Blue Shield of California is distributing $200 million to doctors in advance payments and loans, but they will have to be paid back. The federal government is depositing $30 billion in the bank accounts of ailing physician practices, but these grants are based on how many Medicare patients they typically see. So while the grants provided a welcome relief to some doctors, for others they only covered a fraction of their losses.
“If only one payer steps up, that’s not going to be enough to sustain physician practices,” Corcoran said. “That requires a state effort and private payers to do their part.”

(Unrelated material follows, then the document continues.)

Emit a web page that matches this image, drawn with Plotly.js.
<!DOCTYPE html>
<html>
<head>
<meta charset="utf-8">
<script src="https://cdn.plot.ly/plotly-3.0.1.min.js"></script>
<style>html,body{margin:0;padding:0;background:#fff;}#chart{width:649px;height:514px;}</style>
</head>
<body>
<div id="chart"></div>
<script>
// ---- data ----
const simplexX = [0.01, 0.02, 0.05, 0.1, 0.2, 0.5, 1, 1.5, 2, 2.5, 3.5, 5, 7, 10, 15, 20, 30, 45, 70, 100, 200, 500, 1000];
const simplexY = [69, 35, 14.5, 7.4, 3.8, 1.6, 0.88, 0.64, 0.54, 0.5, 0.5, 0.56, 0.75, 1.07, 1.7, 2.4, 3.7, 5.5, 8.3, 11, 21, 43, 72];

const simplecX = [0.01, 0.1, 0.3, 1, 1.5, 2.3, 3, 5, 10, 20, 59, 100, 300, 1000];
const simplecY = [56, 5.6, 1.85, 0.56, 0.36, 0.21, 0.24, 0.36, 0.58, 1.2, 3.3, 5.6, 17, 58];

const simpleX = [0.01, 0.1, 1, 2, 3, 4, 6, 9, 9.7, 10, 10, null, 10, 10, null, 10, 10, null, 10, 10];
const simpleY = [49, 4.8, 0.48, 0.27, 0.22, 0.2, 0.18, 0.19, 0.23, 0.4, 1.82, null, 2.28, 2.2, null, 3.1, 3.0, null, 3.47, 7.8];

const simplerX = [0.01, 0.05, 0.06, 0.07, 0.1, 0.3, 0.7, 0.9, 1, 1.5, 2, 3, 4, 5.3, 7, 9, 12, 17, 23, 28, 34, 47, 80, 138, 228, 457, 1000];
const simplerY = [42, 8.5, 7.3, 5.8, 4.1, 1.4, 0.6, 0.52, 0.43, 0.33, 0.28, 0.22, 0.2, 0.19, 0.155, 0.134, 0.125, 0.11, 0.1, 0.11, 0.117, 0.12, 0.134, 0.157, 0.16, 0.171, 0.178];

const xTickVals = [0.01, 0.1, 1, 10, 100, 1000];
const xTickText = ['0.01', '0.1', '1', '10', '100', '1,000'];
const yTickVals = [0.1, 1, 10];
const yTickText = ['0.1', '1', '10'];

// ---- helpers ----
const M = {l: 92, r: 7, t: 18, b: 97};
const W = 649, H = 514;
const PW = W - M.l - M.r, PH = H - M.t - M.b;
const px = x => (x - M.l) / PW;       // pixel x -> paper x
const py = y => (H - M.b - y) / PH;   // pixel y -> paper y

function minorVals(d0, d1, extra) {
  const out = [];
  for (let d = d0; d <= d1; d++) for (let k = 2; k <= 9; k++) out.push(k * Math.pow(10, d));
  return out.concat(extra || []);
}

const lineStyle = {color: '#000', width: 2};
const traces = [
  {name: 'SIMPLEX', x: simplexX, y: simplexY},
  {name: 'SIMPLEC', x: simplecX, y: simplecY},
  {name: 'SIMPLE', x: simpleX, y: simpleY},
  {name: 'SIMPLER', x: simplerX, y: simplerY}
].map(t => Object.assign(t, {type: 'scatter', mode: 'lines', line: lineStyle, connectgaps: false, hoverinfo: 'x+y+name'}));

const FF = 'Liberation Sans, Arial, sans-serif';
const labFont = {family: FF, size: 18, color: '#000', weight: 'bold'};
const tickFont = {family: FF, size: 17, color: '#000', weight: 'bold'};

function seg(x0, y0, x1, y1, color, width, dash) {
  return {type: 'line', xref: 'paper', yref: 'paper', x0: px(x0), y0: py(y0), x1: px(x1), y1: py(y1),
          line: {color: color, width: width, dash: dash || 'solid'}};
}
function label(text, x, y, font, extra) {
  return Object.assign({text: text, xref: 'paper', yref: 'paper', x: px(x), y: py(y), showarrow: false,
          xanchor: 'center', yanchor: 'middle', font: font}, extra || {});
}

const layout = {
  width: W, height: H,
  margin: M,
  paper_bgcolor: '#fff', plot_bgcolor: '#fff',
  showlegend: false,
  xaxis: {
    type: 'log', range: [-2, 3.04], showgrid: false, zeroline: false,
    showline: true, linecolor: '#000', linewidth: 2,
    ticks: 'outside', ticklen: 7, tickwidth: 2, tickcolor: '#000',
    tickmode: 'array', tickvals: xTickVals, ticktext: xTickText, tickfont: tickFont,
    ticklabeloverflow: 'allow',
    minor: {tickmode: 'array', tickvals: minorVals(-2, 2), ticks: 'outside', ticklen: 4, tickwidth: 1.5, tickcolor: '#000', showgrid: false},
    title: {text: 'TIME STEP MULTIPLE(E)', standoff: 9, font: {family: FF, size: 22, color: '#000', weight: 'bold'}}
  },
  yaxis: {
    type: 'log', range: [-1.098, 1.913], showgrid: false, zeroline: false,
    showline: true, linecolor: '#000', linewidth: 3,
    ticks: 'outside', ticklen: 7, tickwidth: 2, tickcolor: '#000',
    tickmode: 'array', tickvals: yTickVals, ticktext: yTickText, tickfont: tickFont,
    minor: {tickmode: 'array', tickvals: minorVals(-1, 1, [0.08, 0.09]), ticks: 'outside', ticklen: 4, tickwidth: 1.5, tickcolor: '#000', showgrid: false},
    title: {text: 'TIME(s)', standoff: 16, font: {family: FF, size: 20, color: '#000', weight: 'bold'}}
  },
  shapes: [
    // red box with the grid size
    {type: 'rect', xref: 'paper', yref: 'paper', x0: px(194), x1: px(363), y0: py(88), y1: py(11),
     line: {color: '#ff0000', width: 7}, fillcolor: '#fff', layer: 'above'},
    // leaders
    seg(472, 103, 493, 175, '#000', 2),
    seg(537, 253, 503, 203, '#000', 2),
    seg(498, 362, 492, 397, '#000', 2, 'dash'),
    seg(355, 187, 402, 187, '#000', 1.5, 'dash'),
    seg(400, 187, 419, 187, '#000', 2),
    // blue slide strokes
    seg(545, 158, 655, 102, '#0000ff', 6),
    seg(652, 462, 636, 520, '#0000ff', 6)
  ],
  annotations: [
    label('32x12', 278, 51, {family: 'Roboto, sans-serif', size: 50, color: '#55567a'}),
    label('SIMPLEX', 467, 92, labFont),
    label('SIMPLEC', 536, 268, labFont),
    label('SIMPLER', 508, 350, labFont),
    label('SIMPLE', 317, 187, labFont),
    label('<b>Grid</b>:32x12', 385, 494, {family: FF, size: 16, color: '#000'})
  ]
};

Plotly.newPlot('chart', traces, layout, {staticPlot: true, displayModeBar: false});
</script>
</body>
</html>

Dr. George Scott, an OB-GYN in Manteca, sees very few patients over 65, so he got virtually nothing from the Medicare payment, according to his wife, Debbie Rood, who manages all the finances for the practice.
Their patient load has dropped by half, she said, as women skip their annual exams. Pre-natal visits are all over video now, which takes more time but pays less because there’s no physical contact. On top of everything, their landlord tripled the rent. Rood has been begging her husband and their three employees to conserve medical equipment and even electricity.

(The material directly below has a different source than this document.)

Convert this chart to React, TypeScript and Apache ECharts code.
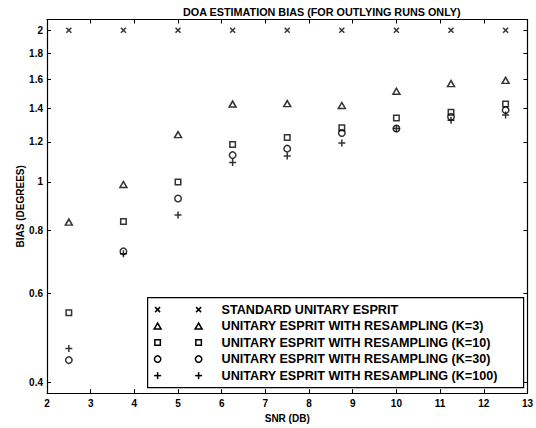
import React, { useEffect, useRef } from "react";
import * as echarts from "echarts";

const snrDb = [2.5, 3.75, 5, 6.25, 7.5, 8.75, 10, 11.25, 12.5];
const standardEsprit = [2, 2, 2, 2, 2, 2, 2, 2, 2];
const resampK3 = [0.832, 0.988, 1.241, 1.427, 1.43, 1.418, 1.513, 1.567, 1.59];
const resampK10 = [0.55, 0.834, 1.0, 1.186, 1.225, 1.28, 1.339, 1.374, 1.428];
const resampK30 = [0.443, 0.728, 0.927, 1.13, 1.164, 1.25, 1.276, 1.346, 1.388];
const resampK100 = [0.467, 0.72, 0.86, 1.093, 1.125, 1.195, 1.276, 1.326, 1.357];
const yTicks = [0.4, 0.6, 0.8, 1, 1.2, 1.4, 1.6, 1.8, 2];
const seriesNames = [
  "STANDARD UNITARY ESPRIT",
  "UNITARY ESPRIT WITH RESAMPLING (K=3)",
  "UNITARY ESPRIT WITH RESAMPLING (K=10)",
  "UNITARY ESPRIT WITH RESAMPLING (K=30)",
  "UNITARY ESPRIT WITH RESAMPLING (K=100)",
];
const titleText = "DOA ESTIMATION BIAS (FOR OUTLYING RUNS ONLY)";
const xName = "SNR (DB)";
const yName = "BIAS (DEGREES)";

const FONT = "'Liberation Sans', Arial, Helvetica, sans-serif";
const INK = "#000";

const crossPath = "path://M0,0L10,10M10,0L0,10";
const plusPath = "path://M5,0L5,10M0,5L10,5";

const markerSpecs = [
  { symbol: crossPath, size: 5 },
  { symbol: "triangle", size: [7, 6] },
  { symbol: "rect", size: 5.5 },
  { symbol: "circle", size: 6.5 },
  { symbol: plusPath, size: 7 },
];

const seriesValues = [standardEsprit, resampK3, resampK10, resampK30, resampK100];

function legendMarker(kind: number, cx: number, cy: number): any[] {
  const st = { fill: "none", stroke: INK, lineWidth: 1.5 };
  if (kind === 0) {
    return [
      { type: "line", shape: { x1: cx - 2.5, y1: cy - 2.5, x2: cx + 2.5, y2: cy + 2.5 }, style: st },
      { type: "line", shape: { x1: cx + 2.5, y1: cy - 2.5, x2: cx - 2.5, y2: cy + 2.5 }, style: st },
    ];
  }
  if (kind === 1) {
    return [
      {
        type: "polygon",
        shape: { points: [[cx, cy - 3], [cx - 3.5, cy + 3], [cx + 3.5, cy + 3]] },
        style: st,
      },
    ];
  }
  if (kind === 2) {
    return [{ type: "rect", shape: { x: cx - 2.75, y: cy - 2.75, width: 5.5, height: 5.5 }, style: st }];
  }
  if (kind === 3) {
    return [{ type: "circle", shape: { cx, cy, r: 3.2 }, style: st }];
  }
  return [
    { type: "line", shape: { x1: cx - 3.5, y1: cy, x2: cx + 3.5, y2: cy }, style: st },
    { type: "line", shape: { x1: cx, y1: cy - 3.5, x2: cx, y2: cy + 3.5 }, style: st },
  ];
}

export default function App() {
  const ref = useRef<HTMLDivElement>(null);

  useEffect(() => {
    document.body.style.margin = "0";
    if (!ref.current) return;
    const chart = echarts.init(ref.current, null, { renderer: "svg" });

    const legendLeft = 147;
    const legendTop = 297;
    const rowY = [12, 28.5, 45, 61.5, 78];
    const legendChildren: any[] = [
      {
        type: "rect",
        shape: { x: 0, y: 0, width: 376, height: 90 },
        style: { fill: "#fff", stroke: INK, lineWidth: 1.2 },
      },
    ];
    seriesNames.forEach((name, i) => {
      legendChildren.push(...legendMarker(i, 10, rowY[i]));
      legendChildren.push(...legendMarker(i, 51, rowY[i]));
      legendChildren.push({
        type: "text",
        x: 74,
        y: rowY[i],
        style: {
          text: name,
          font: `bold 12.6px ${FONT}`,
          fill: INK,
          verticalAlign: "middle",
          align: "left",
        },
      });
    });

    const axisLabelStyle = {
      color: INK,
      fontSize: 10,
      fontWeight: "bold" as const,
      fontFamily: FONT,
    };

    chart.setOption({
      animation: false,
      backgroundColor: "#fff",
      title: {
        text: titleText,
        left: 183,
        top: 6,
        padding: 0,
        textStyle: { color: INK, fontSize: 10.8, fontWeight: "bold", fontFamily: FONT },
      },
      grid: { left: 47, right: 2, top: 19.5, bottom: 33, containLabel: false },
      xAxis: [
        {
          type: "value",
          min: 2,
          max: 13,
          interval: 1,
          name: xName,
          nameLocation: "middle",
          nameGap: 15,
          nameTextStyle: { ...axisLabelStyle },
          axisLine: { show: true, onZero: false, lineStyle: { color: INK, width: 1.2 } },
          axisTick: { show: true, inside: true, length: 4, lineStyle: { color: INK } },
          axisLabel: { ...axisLabelStyle, margin: 5 },
          splitLine: { show: false },
        },
        {
          type: "value",
          position: "top",
          min: 2,
          max: 13,
          interval: 1,
          axisLine: { show: true, onZero: false, lineStyle: { color: INK, width: 1.2 } },
          axisTick: { show: true, inside: true, length: 4, lineStyle: { color: INK } },
          axisLabel: { show: false },
          splitLine: { show: false },
        },
      ],
      yAxis: [
        {
          type: "log",
          logBase: 10,
          min: 0.381,
          max: 2.1,
          name: yName,
          nameLocation: "middle",
          nameGap: 22,
          nameRotate: 90,
          nameMoveOverlap: false,
          nameTextStyle: { ...axisLabelStyle },
          axisLine: { show: true, onZero: false, lineStyle: { color: INK, width: 1.2 } },
          axisTick: {
            show: true,
            inside: true,
            length: 4,
            customValues: yTicks,
            lineStyle: { color: INK },
          },
          axisLabel: {
            ...axisLabelStyle,
            margin: 4,
            customValues: yTicks,
            showMinLabel: true,
            showMaxLabel: true,
            hideOverlap: false,
            formatter: (v: number) => String(Number(Number(v).toFixed(2))),
          },
          splitLine: { show: false },
          minorSplitLine: { show: false },
        },
        {
          type: "log",
          logBase: 10,
          position: "right",
          min: 0.381,
          max: 2.1,
          axisLine: { show: true, onZero: false, lineStyle: { color: INK, width: 1.2 } },
          axisTick: {
            show: true,
            inside: true,
            length: 4,
            customValues: yTicks,
            lineStyle: { color: INK },
          },
          axisLabel: { show: false },
          splitLine: { show: false },
        },
      ],
      series: seriesValues.map((vals, i) => ({
        name: seriesNames[i],
        type: "scatter",
        xAxisIndex: 0,
        yAxisIndex: 0,
        symbol: markerSpecs[i].symbol,
        symbolSize: markerSpecs[i].size,
        itemStyle: { color: "transparent", borderColor: INK, borderWidth: 1.5 },
        emphasis: { disabled: true },
        data: snrDb.map((x, j) => [x, vals[j]]),
      })),
      graphic: [
        {
          type: "group",
          left: legendLeft,
          top: legendTop,
          z: 150,
          children: legendChildren,
        },
      ],
    });

    return () => chart.dispose();
  }, []);

  return <div ref={ref} style={{ width: 536, height: 428 }} />;
}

“For three weeks I have been telling them, ‘We are not going to have any money. ‘We’re not going to have any money’,” she said.
Insurance companies are sensitive to doctors’ struggles, but not to the point of handing out grants.
“It’s a pretty simple solution to a very complex problem — and we think too simple,” said Charles Bacchi, CEO of the California Association of Health Plans, a trade group for health insurance companies.
Insurers have their own financial obligations and government regulations they must abide by, Bacchi said, and they would rather decide on a case-by-case basis who to help and how. Advance payments or loans might make more sense than grants, because, eventually, patients will come back for their cancer screenings and cornea transplants.
“You can’t pay dollars now to keep this doctor’s office open and then pay again when someone comes in in four months to have their health care services,” Bacchi said.
But doctors like George Scott have to pay rent and salaries now and in four months, as well as the months in between. Scott and his wife really don’t want to lay off any of their staff.
“If we have to take out a second mortgage on our house, then we’ll have to take it out, and we just won’t be able to retire,” Scott said.
Scott is 66. If he has to, he said, he’ll just keep delivering babies until he’s 80.